> [Dataset extract]
· · · · ·

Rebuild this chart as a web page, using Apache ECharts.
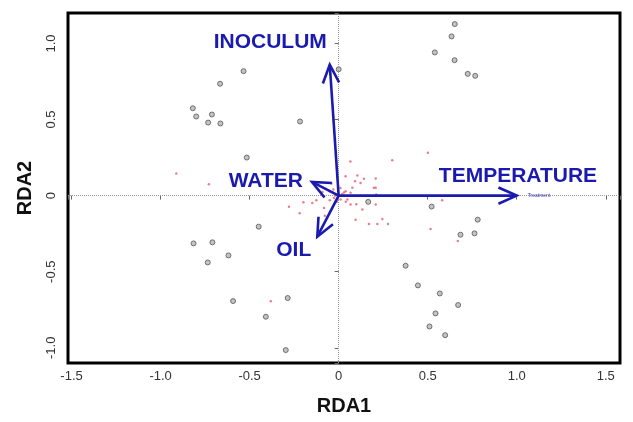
<!DOCTYPE html>
<html>
<head>
<meta charset="utf-8">
<script src="https://cdn.jsdelivr.net/npm/echarts@6/dist/echarts.min.js"></script>
<style>html,body{margin:0;padding:0;background:#fff}#c{width:633px;height:422px}</style>
</head>
<body>
<div id="c"></div>
<script>
// ---- Data ----
var xAxisName = 'RDA1';
var yAxisName = 'RDA2';
// Site scores (grey circles)
var sitesX = [-0.534,-0.666,-0.819,-0.800,-0.712,-0.733,-0.664,-0.217,-0.516,
  0.652,0.634,0.540,0.651,0.725,0.767,
  -0.449,-0.815,-0.709,-0.619,-0.735,-0.593,-0.286,-0.409,-0.297,
  0.166,0.522,0.781,0.684,0.763,0.376,0.445,0.568,0.671,0.544,0.510,0.598,0.0];
var sitesY = [0.818,0.735,0.574,0.520,0.533,0.480,0.474,0.487,0.250,
  1.127,1.046,0.941,0.890,0.800,0.787,
  -0.204,-0.314,-0.307,-0.393,-0.439,-0.693,-0.673,-0.796,-1.015,
  -0.041,-0.072,-0.158,-0.257,-0.248,-0.461,-0.590,-0.643,-0.719,-0.774,-0.860,-0.917,0.83];
// Species scores (small red points)
var speciesX = [-0.912,-0.729,0.501,0.301,0.066,-0.381,-0.279,-0.219,-0.198,-0.148,-0.125,-0.082,-0.077,
  0.516,0.669,0.581,0.095,0.170,0.217,0.245,0.277,0.133,0.099,0.208,0.211,0.039,0.105,0.092,0.123,0.142,
  0.208,0.198,-0.041,-0.050,-0.091,0.077,0.067,0.039,-0.007,-0.026,0.011,0.049,0.067,0.208,
  -0.03,0.01,-0.01,0.03,-0.05,0.04,0.02,-0.02];
var speciesY = [0.145,0.075,0.281,0.232,0.224,-0.695,-0.074,-0.116,-0.044,-0.048,-0.031,-0.081,-0.132,
  -0.219,-0.298,-0.031,-0.158,-0.186,-0.186,-0.153,-0.186,-0.092,-0.057,0.051,0.007,0.127,0.132,0.094,0.083,0.110,
  0.112,0.051,0.079,0.028,0.024,0.051,0.018,0.028,0.007,-0.015,-0.026,-0.026,-0.059,-0.059,
  0.04,0.05,-0.04,0.02,-0.03,-0.04,0.01,0.0];
// Environmental vectors
var vectorNames = ['TEMPERATURE','INOCULUM','WATER','OIL'];
var vectorX = [1.0,-0.05,-0.15,-0.12];
var vectorY = [0.0,0.86,0.09,-0.27];
var vectorLabelX = [1.007,-0.384,-0.409,-0.252];
var vectorLabelY = [0.129,1.009,0.096,-0.357];
// Treatment centroid label
var centroidName = ['Treatment'];
var centroidX = [1.125];
var centroidY = [0.0];
// Axis ranges / ticks
var xMin = -1.52, xMax = 1.58, yMin = -1.10, yMax = 1.20, tickStep = 0.5;

// ---- Build ----
var blue = '#1a1aae';
function zip(a,b){ return a.map(function(v,i){ return [v,b[i]]; }); }
function tickFmt(v){
  var k = Math.round(v / tickStep);
  if (Math.abs(k*tickStep - v) > 1e-6) return '';
  if (Math.abs(v) < 1e-9) return '0';
  return v.toFixed(1);
}
var chart = echarts.init(document.getElementById('c'), null, {renderer:'canvas'});
chart.setOption({
  backgroundColor:'#fff',
  animation:false,
  grid:{left:68, right:13, top:13, bottom:59, show:true, borderColor:'#000', borderWidth:3, backgroundColor:'transparent'},
  xAxis:{type:'value', min:xMin, max:xMax, minInterval:tickStep, maxInterval:tickStep,
    name:xAxisName, nameLocation:'middle', nameGap:33,
    nameTextStyle:{fontFamily:'Liberation Sans', fontWeight:'bold', fontSize:20, color:'#111'},
    axisLine:{show:false}, splitLine:{show:false},
    axisTick:{show:true, length:4, lineStyle:{color:'#666'}},
    axisLabel:{formatter:tickFmt, fontFamily:'Liberation Sans', fontSize:13, color:'#333', margin:7}},
  yAxis:{type:'value', min:yMin, max:yMax, minInterval:tickStep, maxInterval:tickStep,
    name:yAxisName, nameLocation:'middle', nameGap:33, nameRotate:90,
    nameTextStyle:{fontFamily:'Liberation Sans', fontWeight:'bold', fontSize:20, color:'#111'},
    axisLine:{show:false}, splitLine:{show:false},
    axisTick:{show:true, length:4, lineStyle:{color:'#666'}},
    axisLabel:{formatter:tickFmt, rotate:90, fontFamily:'Liberation Sans', fontSize:13, color:'#333', margin:10}},
  series:[
    {type:'scatter', name:'sites', data:zip(sitesX,sitesY), symbol:'circle', symbolSize:5,
      itemStyle:{color:'#b4b4b4', borderColor:'#555', borderWidth:1}, z:3,
      markLine:{silent:true, symbol:'none', label:{show:false},
        lineStyle:{color:'#999', width:1, type:'dotted'},
        data:[{xAxis:0},{yAxis:0}]}},
    {type:'scatter', name:'species', data:zip(speciesX,speciesY), symbol:'circle', symbolSize:2.5,
      itemStyle:{color:'#e0606e'}, z:4},
    {type:'custom', name:'vectors', data:zip(vectorX,vectorY), z:5,
      encode:{x:0,y:1},
      renderItem:function(params, api){
        var o = api.coord([0,0]);
        var e = api.coord([api.value(0), api.value(1)]);
        var ang = Math.atan2(e[1]-o[1], e[0]-o[0]);
        var L = 20, a = Math.PI/7.5;
        var p1 = [e[0]-L*Math.cos(ang-a), e[1]-L*Math.sin(ang-a)];
        var p2 = [e[0]-L*Math.cos(ang+a), e[1]-L*Math.sin(ang+a)];
        return {type:'group', children:[
          {type:'line', shape:{x1:o[0],y1:o[1],x2:e[0],y2:e[1]}, style:{stroke:blue, lineWidth:2.6}},
          {type:'polyline', shape:{points:[p1,e,p2]}, style:{stroke:blue, lineWidth:2.6, fill:null}}
        ]};
      }},
    {type:'custom', name:'vectorLabels', z:6, silent:true,
      data:vectorNames.map(function(n,i){ return [vectorLabelX[i], vectorLabelY[i], i]; }),
      encode:{x:0,y:1},
      renderItem:function(params, api){
        var p = api.coord([api.value(0), api.value(1)]);
        return {type:'text', x:p[0], y:p[1], style:{text:vectorNames[api.value(2)], fill:blue,
          font:'bold 21px "Liberation Sans"', align:'center', verticalAlign:'middle'}};
      }},
    {type:'custom', name:'centroid', z:6, silent:true,
      data:centroidName.map(function(n,i){ return [centroidX[i], centroidY[i], i]; }),
      encode:{x:0,y:1},
      renderItem:function(params, api){
        var p = api.coord([api.value(0), api.value(1)]);
        return {type:'text', x:p[0], y:p[1], style:{text:centroidName[api.value(2)], fill:'#3030c0',
          font:'5px "Liberation Sans"', align:'center', verticalAlign:'middle'}};
      }}
  ]
});
</script>
</body>
</html>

· · · · ·

> [Given exercise] Print the complete listing exactly, apart from any pictures.

> [Result]
Rebuild this chart as a web page, using Apache ECharts.
<!DOCTYPE html>
<html>
<head>
<meta charset="utf-8">
<script src="https://cdn.jsdelivr.net/npm/echarts@6/dist/echarts.min.js"></script>
<style>html,body{margin:0;padding:0;background:#fff}#c{width:633px;height:422px}</style>
</head>
<body>
<div id="c"></div>
<script>
// ---- Data ----
var xAxisName = 'RDA1';
var yAxisName = 'RDA2';
// Site scores (grey circles)
var sitesX = [-0.534,-0.666,-0.819,-0.800,-0.712,-0.733,-0.664,-0.217,-0.516,
  0.652,0.634,0.540,0.651,0.725,0.767,
  -0.449,-0.815,-0.709,-0.619,-0.735,-0.593,-0.286,-0.409,-0.297,
  0.166,0.522,0.781,0.684,0.763,0.376,0.445,0.568,0.671,0.544,0.510,0.598,0.0];
var sitesY = [0.818,0.735,0.574,0.520,0.533,0.480,0.474,0.487,0.250,
  1.127,1.046,0.941,0.890,0.800,0.787,
  -0.204,-0.314,-0.307,-0.393,-0.439,-0.693,-0.673,-0.796,-1.015,
  -0.041,-0.072,-0.158,-0.257,-0.248,-0.461,-0.590,-0.643,-0.719,-0.774,-0.860,-0.917,0.83];
// Species scores (small red points)
var speciesX = [-0.912,-0.729,0.501,0.301,0.066,-0.381,-0.279,-0.219,-0.198,-0.148,-0.125,-0.082,-0.077,
  0.516,0.669,0.581,0.095,0.170,0.217,0.245,0.277,0.133,0.099,0.208,0.211,0.039,0.105,0.092,0.123,0.142,
  0.208,0.198,-0.041,-0.050,-0.091,0.077,0.067,0.039,-0.007,-0.026,0.011,0.049,0.067,0.208,
  -0.03,0.01,-0.01,0.03,-0.05,0.04,0.02,-0.02];
var speciesY = [0.145,0.075,0.281,0.232,0.224,-0.695,-0.074,-0.116,-0.044,-0.048,-0.031,-0.081,-0.132,
  -0.219,-0.298,-0.031,-0.158,-0.186,-0.186,-0.153,-0.186,-0.092,-0.057,0.051,0.007,0.127,0.132,0.094,0.083,0.110,
  0.112,0.051,0.079,0.028,0.024,0.051,0.018,0.028,0.007,-0.015,-0.026,-0.026,-0.059,-0.059,
  0.04,0.05,-0.04,0.02,-0.03,-0.04,0.01,0.0];
// Environmental vectors
var vectorNames = ['TEMPERATURE','INOCULUM','WATER','OIL'];
var vectorX = [1.0,-0.05,-0.15,-0.12];
var vectorY = [0.0,0.86,0.09,-0.27];
var vectorLabelX = [1.007,-0.384,-0.409,-0.252];
var vectorLabelY = [0.129,1.009,0.096,-0.357];
// Treatment centroid label
var centroidName = ['Treatment'];
var centroidX = [1.125];
var centroidY = [0.0];
// Axis ranges / ticks
var xMin = -1.52, xMax = 1.58, yMin = -1.10, yMax = 1.20, tickStep = 0.5;

// ---- Build ----
var blue = '#1a1aae';
function zip(a,b){ return a.map(function(v,i){ return [v,b[i]]; }); }
function tickFmt(v){
  var k = Math.round(v / tickStep);
  if (Math.abs(k*tickStep - v) > 1e-6) return '';
  if (Math.abs(v) < 1e-9) return '0';
  return v.toFixed(1);
}
var chart = echarts.init(document.getElementById('c'), null, {renderer:'canvas'});
chart.setOption({
  backgroundColor:'#fff',
  animation:false,
  grid:{left:68, right:13, top:13, bottom:59, show:true, borderColor:'#000', borderWidth:3, backgroundColor:'transparent'},
  xAxis:{type:'value', min:xMin, max:xMax, minInterval:tickStep, maxInterval:tickStep,
    name:xAxisName, nameLocation:'middle', nameGap:33,
    nameTextStyle:{fontFamily:'Liberation Sans', fontWeight:'bold', fontSize:20, color:'#111'},
    axisLine:{show:false}, splitLine:{show:false},
    axisTick:{show:true, length:4, lineStyle:{color:'#666'}},
    axisLabel:{formatter:tickFmt, fontFamily:'Liberation Sans', fontSize:13, color:'#333', margin:7}},
  yAxis:{type:'value', min:yMin, max:yMax, minInterval:tickStep, maxInterval:tickStep,
    name:yAxisName, nameLocation:'middle', nameGap:33, nameRotate:90,
    nameTextStyle:{fontFamily:'Liberation Sans', fontWeight:'bold', fontSize:20, color:'#111'},
    axisLine:{show:false}, splitLine:{show:false},
    axisTick:{show:true, length:4, lineStyle:{color:'#666'}},
    axisLabel:{formatter:tickFmt, rotate:90, fontFamily:'Liberation Sans', fontSize:13, color:'#333', margin:10}},
  series:[
    {type:'scatter', name:'sites', data:zip(sitesX,sitesY), symbol:'circle', symbolSize:5,
      itemStyle:{color:'#b4b4b4', borderColor:'#555', borderWidth:1}, z:3,
      markLine:{silent:true, symbol:'none', label:{show:false},
        lineStyle:{color:'#999', width:1, type:'dotted'},
        data:[{xAxis:0},{yAxis:0}]}},
    {type:'scatter', name:'species', data:zip(speciesX,speciesY), symbol:'circle', symbolSize:2.5,
      itemStyle:{color:'#e0606e'}, z:4},
    {type:'custom', name:'vectors', data:zip(vectorX,vectorY), z:5,
      encode:{x:0,y:1},
      renderItem:function(params, api){
        var o = api.coord([0,0]);
        var e = api.coord([api.value(0), api.value(1)]);
        var ang = Math.atan2(e[1]-o[1], e[0]-o[0]);
        var L = 20, a = Math.PI/7.5;
        var p1 = [e[0]-L*Math.cos(ang-a), e[1]-L*Math.sin(ang-a)];
        var p2 = [e[0]-L*Math.cos(ang+a), e[1]-L*Math.sin(ang+a)];
        return {type:'group', children:[
          {type:'line', shape:{x1:o[0],y1:o[1],x2:e[0],y2:e[1]}, style:{stroke:blue, lineWidth:2.6}},
          {type:'polyline', shape:{points:[p1,e,p2]}, style:{stroke:blue, lineWidth:2.6, fill:null}}
        ]};
      }},
    {type:'custom', name:'vectorLabels', z:6, silent:true,
      data:vectorNames.map(function(n,i){ return [vectorLabelX[i], vectorLabelY[i], i]; }),
      encode:{x:0,y:1},
      renderItem:function(params, api){
        var p = api.coord([api.value(0), api.value(1)]);
        return {type:'text', x:p[0], y:p[1], style:{text:vectorNames[api.value(2)], fill:blue,
          font:'bold 21px "Liberation Sans"', align:'center', verticalAlign:'middle'}};
      }},
    {type:'custom', name:'centroid', z:6, silent:true,
      data:centroidName.map(function(n,i){ return [centroidX[i], centroidY[i], i]; }),
      encode:{x:0,y:1},
      renderItem:function(params, api){
        var p = api.coord([api.value(0), api.value(1)]);
        return {type:'text', x:p[0], y:p[1], style:{text:centroidName[api.value(2)], fill:'#3030c0',
          font:'5px "Liberation Sans"', align:'center', verticalAlign:'middle'}};
      }}
  ]
});
</script>
</body>
</html>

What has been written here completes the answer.